I hope I can write this post without making you feel like a bottle of Cheeze Whiz just exploded on your screen. There's something I've been wanting to write about for about a week now, but the words have been slow coming, which is funny because it was someone who has trouble getting his words out that set my pensive wheels into motion in the first place. A little someone. A little Henry. I know that his struggles with speech are likely just a natural byproduct of this stage of his exponentially expanding language development. I'm not unduly concerned about it. (At least I don't think I am.) So I hope this all comes across as honest reflection and not unnecessary maternal melodrama.
Henry started stuttering, somewhat severely, about a week ago. All of a sudden sentences that used to sound like, "I wanna foh-zen berry," sounded like, "I-i-i-i-i-i-i-i wwwwant a fuh-fuh-fuh-owzen berry." And "Shu-we watch Elmo?" became, "Shu-we watch Ew-ew-ew-ewwwwmo?" Sometimes seven, eight, even ten spasmodic syllables before the rest of the word came out.
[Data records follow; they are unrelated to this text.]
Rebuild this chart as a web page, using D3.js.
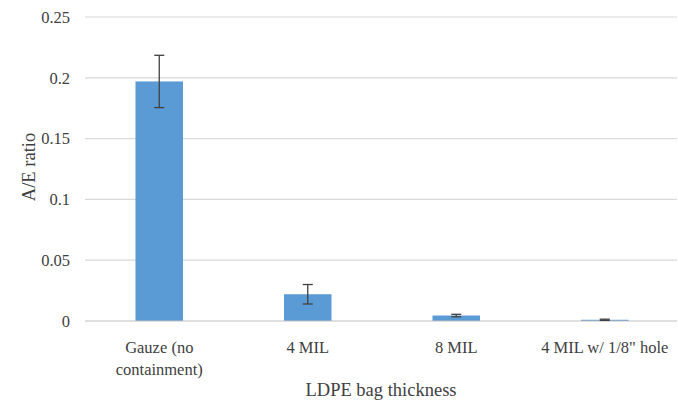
<!DOCTYPE html>
<html>
<head>
<meta charset="utf-8">
<script src="https://cdn.jsdelivr.net/npm/d3@7"></script>
<style>
  html, body { margin: 0; padding: 0; background: #fff; }
  svg { display: block; }
</style>
</head>
<body>
<svg id="chart" width="678" height="402"></svg>
<script>
// Category labels (multi-line labels split by "\n")
const categories = ["Gauze (no\ncontainment)", "4 MIL", "8 MIL", "4 MIL w/ 1/8\" hole"];
// Mean A/E ratio per containment type
const values = [0.197, 0.022, 0.0045, 0.001];
// Error bar half-lengths
const errors = [0.0215, 0.008, 0.001, 0.0005];
// Y axis ticks
const yTicks = [0, 0.05, 0.1, 0.15, 0.2, 0.25];
const yTickLabels = ["0", "0.05", "0.1", "0.15", "0.2", "0.25"];

const FONT = "'Liberation Serif', 'Times New Roman', Tinos, 'DejaVu Serif', serif";
const svg = d3.select("#chart");
const margin = { left: 85, top: 17 };

const x = d3.scaleBand()
  .domain(categories)
  .range([margin.left, 679])
  .paddingInner(0.68)
  .paddingOuter(0.34);

const y = d3.scaleLinear()
  .domain([0, 0.25])
  .range([321, margin.top]);

// Horizontal gridlines
svg.append("g")
  .selectAll("line")
  .data(yTicks.filter(d => d > 0))
  .join("line")
  .attr("x1", margin.left).attr("x2", 677)
  .attr("y1", d => y(d)).attr("y2", d => y(d))
  .attr("stroke", "#d9d9d9").attr("stroke-width", 1.2);

// Y tick labels
const yAxis = d3.axisLeft(y)
  .tickValues(yTicks)
  .tickFormat((d, i) => yTickLabels[i])
  .tickSize(0)
  .tickPadding(15);
const gy = svg.append("g")
  .attr("transform", `translate(${margin.left},0)`)
  .call(yAxis);
gy.attr("font-family", null).attr("font-size", null)
  .style("font-family", FONT).style("font-size", "16.5px");
gy.select(".domain").remove();
gy.selectAll("text").attr("fill", "#404040");

// Bars
svg.append("g")
  .selectAll("rect")
  .data(categories)
  .join("rect")
  .attr("x", d => x(d))
  .attr("width", x.bandwidth())
  .attr("y", (d, i) => y(values[i]))
  .attr("height", (d, i) => y(0) - y(values[i]))
  .attr("fill", "#5b9bd5");

// Baseline (zero axis)
svg.append("line")
  .attr("x1", margin.left).attr("x2", 677)
  .attr("y1", y(0)).attr("y2", y(0))
  .attr("stroke", "#bfbfbf").attr("stroke-width", 1.2);

// Error bars
const eb = svg.append("g")
  .attr("stroke", "#404040")
  .attr("stroke-width", 1.3)
  .selectAll("g")
  .data(categories)
  .join("g");
const cx = d => x(d) + x.bandwidth() / 2;
eb.append("line")
  .attr("x1", cx).attr("x2", cx)
  .attr("y1", (d, i) => y(values[i] + errors[i]))
  .attr("y2", (d, i) => y(values[i] - errors[i]));
[1, -1].forEach(s => {
  eb.append("line")
    .attr("x1", d => cx(d) - 5).attr("x2", d => cx(d) + 5)
    .attr("y1", (d, i) => y(values[i] + s * errors[i]))
    .attr("y2", (d, i) => y(values[i] + s * errors[i]));
});

// X category labels
const xAxis = d3.axisBottom(x).tickSize(0).tickPadding(0).tickFormat("");
const gx = svg.append("g")
  .attr("transform", `translate(0,${y(0)})`)
  .call(xAxis);
gx.attr("font-family", null).attr("font-size", null)
  .style("font-family", FONT).style("font-size", "16.5px");
gx.select(".domain").remove();
gx.selectAll(".tick").each(function(d) {
  const t = d3.select(this).append("text")
    .attr("text-anchor", "middle")
    .attr("fill", "#404040");
  d.split("\n").forEach((line, k) => {
    t.append("tspan").attr("x", 0).attr("y", 32 + k * 22).text(line);
  });
});

// Axis titles
svg.append("text")
  .attr("transform", `translate(35,167) rotate(-90)`)
  .attr("text-anchor", "middle")
  .style("font-family", FONT)
  .style("font-size", "18.5px")
  .attr("fill", "#404040")
  .text("A/E ratio");

svg.append("text")
  .attr("x", 381).attr("y", 396)
  .attr("text-anchor", "middle")
  .style("font-family", FONT)
  .style("font-size", "18.5px")
  .attr("fill", "#404040")
  .text("LDPE bag thickness");
</script>
</body>
</html>
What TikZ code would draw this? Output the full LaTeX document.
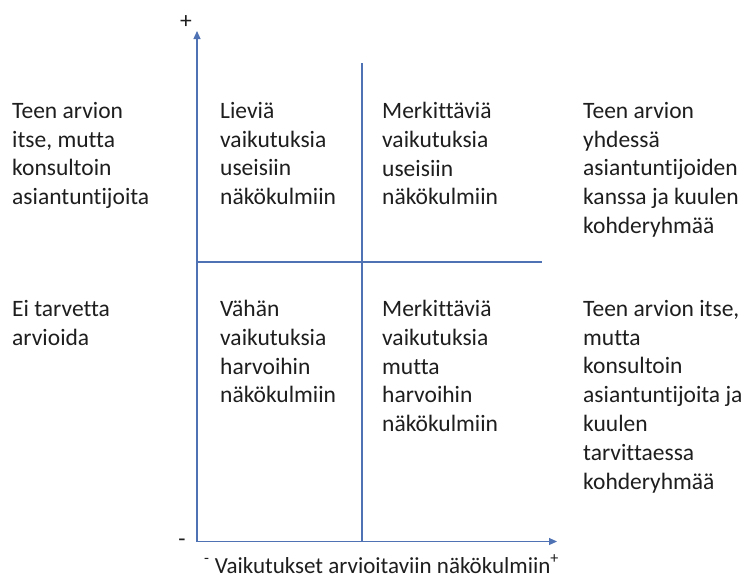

I watched as a surprisingly disconnected spectator during the first few days of his anxious struggles to get words out. And then it felt like someone took a gallon jug of CompassionForHenry and glug-glug-glug-glug, it coursed in, until it spilled over the brim of my soul and dripped onto the floor. And I couldn't hold back hugs and compassionate strokes down his chubby cheeks when he got really, painfully hung up on a syllable. And I'd get right down in front of his determined little face and we'd say things slowly, and together. Simple things like, "I. Need. A. Drink." or "I. Love. You."
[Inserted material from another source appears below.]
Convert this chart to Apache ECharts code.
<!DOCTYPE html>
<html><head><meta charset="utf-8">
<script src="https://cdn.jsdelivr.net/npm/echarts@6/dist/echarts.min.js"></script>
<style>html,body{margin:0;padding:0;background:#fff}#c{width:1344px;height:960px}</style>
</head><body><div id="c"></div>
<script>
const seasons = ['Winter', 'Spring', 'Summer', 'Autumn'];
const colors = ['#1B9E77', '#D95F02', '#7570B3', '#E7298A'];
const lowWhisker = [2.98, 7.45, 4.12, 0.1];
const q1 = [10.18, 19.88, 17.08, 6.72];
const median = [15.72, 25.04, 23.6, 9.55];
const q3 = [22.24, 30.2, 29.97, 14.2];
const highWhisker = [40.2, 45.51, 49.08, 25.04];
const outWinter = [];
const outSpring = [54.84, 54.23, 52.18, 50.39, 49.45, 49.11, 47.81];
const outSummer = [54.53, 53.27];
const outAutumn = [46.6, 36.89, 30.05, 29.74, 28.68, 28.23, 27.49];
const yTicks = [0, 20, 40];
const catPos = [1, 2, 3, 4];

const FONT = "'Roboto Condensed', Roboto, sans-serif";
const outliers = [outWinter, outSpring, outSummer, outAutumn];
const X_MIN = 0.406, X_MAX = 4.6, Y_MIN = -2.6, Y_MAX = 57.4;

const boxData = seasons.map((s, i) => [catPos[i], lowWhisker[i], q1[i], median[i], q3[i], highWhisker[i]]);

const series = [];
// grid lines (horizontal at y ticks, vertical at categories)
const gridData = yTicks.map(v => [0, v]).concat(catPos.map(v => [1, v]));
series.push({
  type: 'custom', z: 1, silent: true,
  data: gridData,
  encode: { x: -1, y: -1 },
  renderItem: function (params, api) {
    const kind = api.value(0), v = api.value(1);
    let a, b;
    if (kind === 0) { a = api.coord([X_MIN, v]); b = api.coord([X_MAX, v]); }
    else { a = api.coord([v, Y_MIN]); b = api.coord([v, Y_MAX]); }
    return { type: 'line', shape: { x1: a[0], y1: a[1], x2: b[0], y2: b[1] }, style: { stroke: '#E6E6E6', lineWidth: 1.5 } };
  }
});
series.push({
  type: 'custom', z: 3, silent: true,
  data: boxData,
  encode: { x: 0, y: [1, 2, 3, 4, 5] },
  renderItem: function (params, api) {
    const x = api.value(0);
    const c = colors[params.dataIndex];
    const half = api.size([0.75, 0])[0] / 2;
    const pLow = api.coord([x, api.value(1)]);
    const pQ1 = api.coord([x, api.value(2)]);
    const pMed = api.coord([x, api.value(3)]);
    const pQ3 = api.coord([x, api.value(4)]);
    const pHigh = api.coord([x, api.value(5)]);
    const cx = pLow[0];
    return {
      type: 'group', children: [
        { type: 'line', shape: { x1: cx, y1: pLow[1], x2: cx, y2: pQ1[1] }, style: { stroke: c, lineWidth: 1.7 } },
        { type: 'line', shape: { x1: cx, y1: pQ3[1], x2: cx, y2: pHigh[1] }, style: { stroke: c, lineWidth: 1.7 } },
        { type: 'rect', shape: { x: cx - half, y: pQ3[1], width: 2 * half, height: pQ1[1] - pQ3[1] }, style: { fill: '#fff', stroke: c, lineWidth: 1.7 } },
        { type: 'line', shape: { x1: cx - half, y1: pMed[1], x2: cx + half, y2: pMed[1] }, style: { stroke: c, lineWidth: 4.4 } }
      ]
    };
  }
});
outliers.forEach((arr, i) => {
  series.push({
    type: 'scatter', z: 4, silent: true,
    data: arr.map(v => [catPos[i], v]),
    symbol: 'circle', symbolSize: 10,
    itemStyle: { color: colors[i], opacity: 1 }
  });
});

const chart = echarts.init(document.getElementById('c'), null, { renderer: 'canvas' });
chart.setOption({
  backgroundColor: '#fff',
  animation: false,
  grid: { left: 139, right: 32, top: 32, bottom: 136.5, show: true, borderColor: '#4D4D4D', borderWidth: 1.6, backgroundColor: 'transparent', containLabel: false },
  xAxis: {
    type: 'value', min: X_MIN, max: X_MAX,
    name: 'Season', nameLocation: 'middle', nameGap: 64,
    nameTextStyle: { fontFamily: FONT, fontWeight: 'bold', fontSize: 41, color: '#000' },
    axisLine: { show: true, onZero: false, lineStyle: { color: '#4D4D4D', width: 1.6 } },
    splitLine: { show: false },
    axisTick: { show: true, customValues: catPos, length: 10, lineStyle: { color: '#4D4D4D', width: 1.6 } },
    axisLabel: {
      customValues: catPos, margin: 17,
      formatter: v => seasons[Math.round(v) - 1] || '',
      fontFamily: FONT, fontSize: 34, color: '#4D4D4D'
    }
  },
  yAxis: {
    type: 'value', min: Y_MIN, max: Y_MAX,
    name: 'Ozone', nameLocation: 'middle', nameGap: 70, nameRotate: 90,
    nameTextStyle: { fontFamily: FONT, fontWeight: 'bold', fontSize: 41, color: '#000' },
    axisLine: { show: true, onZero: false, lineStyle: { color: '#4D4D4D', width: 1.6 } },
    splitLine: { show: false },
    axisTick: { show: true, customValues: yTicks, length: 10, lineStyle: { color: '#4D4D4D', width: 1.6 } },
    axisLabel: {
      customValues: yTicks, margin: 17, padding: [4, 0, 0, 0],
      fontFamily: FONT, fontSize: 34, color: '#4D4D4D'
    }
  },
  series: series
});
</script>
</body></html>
We've tried to slow down our speech and help him let his out less anxiously. What used to sputter out carelessly now takes determination and focus. I can see the conscious effort in his expression when he tells me, "I need a drink," and there's a heavy emphasis on the prolonged "I," as he lowers his head in a sort of physical manifestation of the mental energy he's expending to form a stutter-free sentence. Sometimes he lowers his voice to a whisper to get the really tough sounds out. It's strange because he can say everything normally in a whisper. No stutters. Maybe it's less strenuous to whisper? When he's not focused or whispering, he stammers through most of the vowel sounds at the beginning of his sentences.
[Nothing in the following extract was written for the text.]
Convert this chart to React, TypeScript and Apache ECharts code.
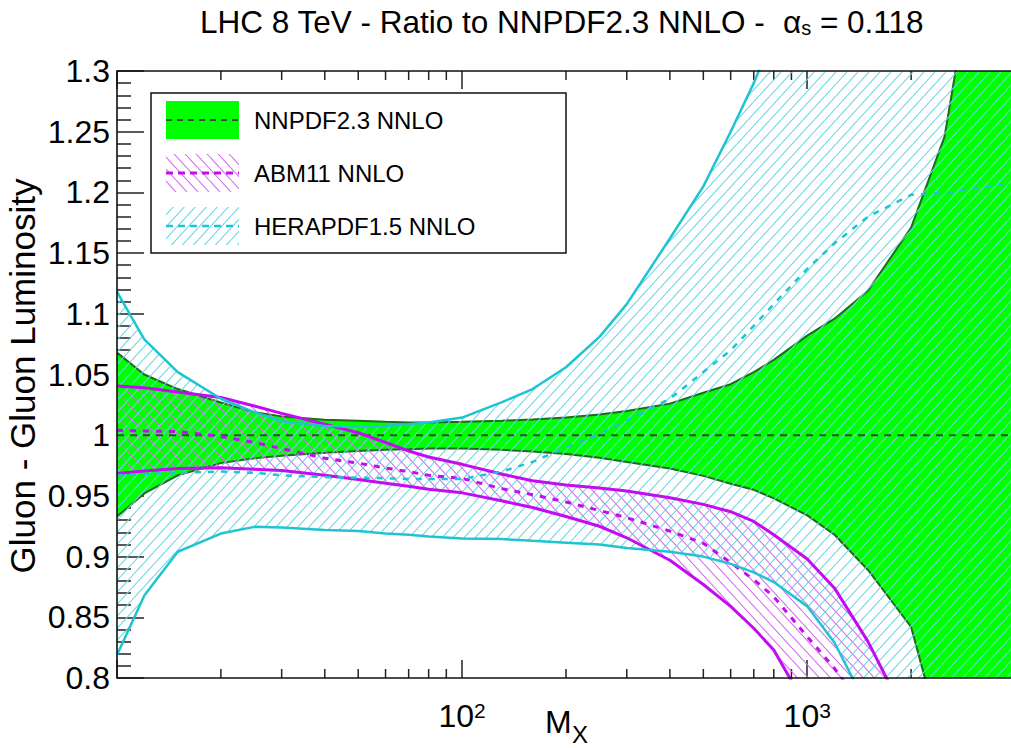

I hope he outgrows it. Mostly because I know that he'll have to suffer some brutal play-ground ridicule at the hands of insensitive peers if he has an obvious speech impediment through his childhood. But honestly, honestly...his stammering has reminded me of a few inestimably important things:
1. The human heart has an astonishingly elastic quality. I think its love capacity is limitless; mine for Henry feels to have expanded to proportions that I never imagined possible.
And 2. Everyone stammers through life in one metaphorical way or another. Sometimes we just can't see it or hear it. Henry's little stutter is an audible daily reminder of that easily forgotten fact. And with that fact in mind, I feel like being a whole heap of a lot more liberal with my kindness and smiles and compassion and compliments.
And it's strangely satisfying to consider myself "liberal." If only in this one sense of the word.